Attorneys typically rejoice when courts provide further definition of previously established rules, standards, and legal terms; and that is exactly what the Western District Court of Appeals did in King v. Sorenson. We have previously chronicled Missouri’s adoption of Rule 69.025, which obligates a litigant to investigate the backgrounds of potential jurors. Specifically, if a litigant has failed to conduct a “reasonable investigation” of prospective jurors’ litigation history, he has waived the right to seek relief from an adverse judgment, based on juror non-disclosure. Before King v. Sorenson, lawyers knew that the definition of a “reasonable investigation” required review of before the jury is sworn, but there was no further guidance as to the required extent of a “reasonable search,” nor any accepted protocol to ensure that a search of venireperson’s litigation history is conducted properly.

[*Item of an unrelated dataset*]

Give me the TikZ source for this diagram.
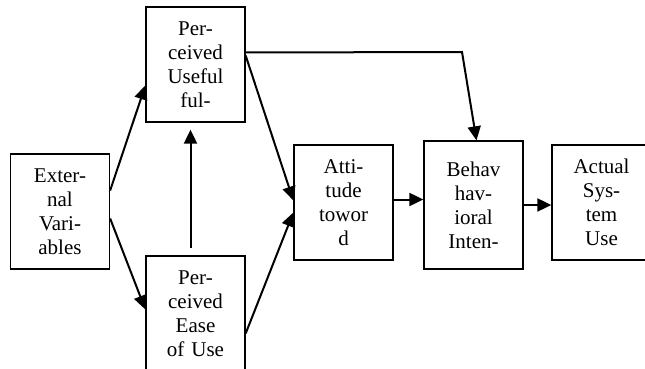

King v. Sorenson was a wrongful death and lost chance of recovery case, in which the trial court provided both parties with a list of sixty-five randomly selected names of potential jurors. One of potential jurors was listed at “J. Paul Willis,” and this was confirmed by a separate juror questionnaire where the venireperson provided the name of “(John) Paul Willis.” At no time did the venireperson represent that Paul was his functional first name, and Plaintiff’s counsel solely conducted searches using “J” or “John” as the litigant’s first name, “P” or “Paul” as the middle name, and “Willis” as the last name. These searches revealed no collections cases involving the prospective juror.

In voir dire, Plaintiff’s counsel emphasized the importance of prospective juror honesty, candor, and how the lack thereof could cause the same issues to be re-tried and re-litigated. When the panel was questioned about collection cases that have been brought against them, Mr. Willis remained silent. Mr. Willis ultimately was seated on the jury, and participated in its defense verdict, signing the verdict form as “Paul Willis.”

Contrary to Willis’ representations on his juror questionnaire and during voir dire, it was later discovered that he was a defendant in a collection case where he was sued for an alleged breach of contract styled Champion Trim,Inc. v. Paul Willis, et al. Because Willis never provided “Paul” as his first name, Plaintiff’s counsel had not searched for matters involving a “Paul Willis.”

Plaintiff moved for a new trial based on the juror non-disclosure of litigation history. But the trial court denied the motion, and ruled that Plaintiff’s counsel “mistakenly used the incorrect first name” when conducting a search, and the search was therefore unreasonable. The Western District Court of Appeals disagreed and held that “where a litigant has performed a search by inserting the names as provided to counsel by the trial court, such a search simply cannot be deemed anything but ‘reasonable.’”

The appellate court remanded the case to the trial court, to determine if a new trial was warranted. It held that “if the trial court finds that Juror Willis’s nondisclosure was intentional, bias and prejudice must be presumed and a new trial ordered. If the trial court finds that the nondisclosure was unintentional, it must undertake an analysis as to whether Plaintiffs were prejudiced, in such a fashion necessitating a new trial, by Juror Willis’s nondisclosure of the 1991 lawsuit.”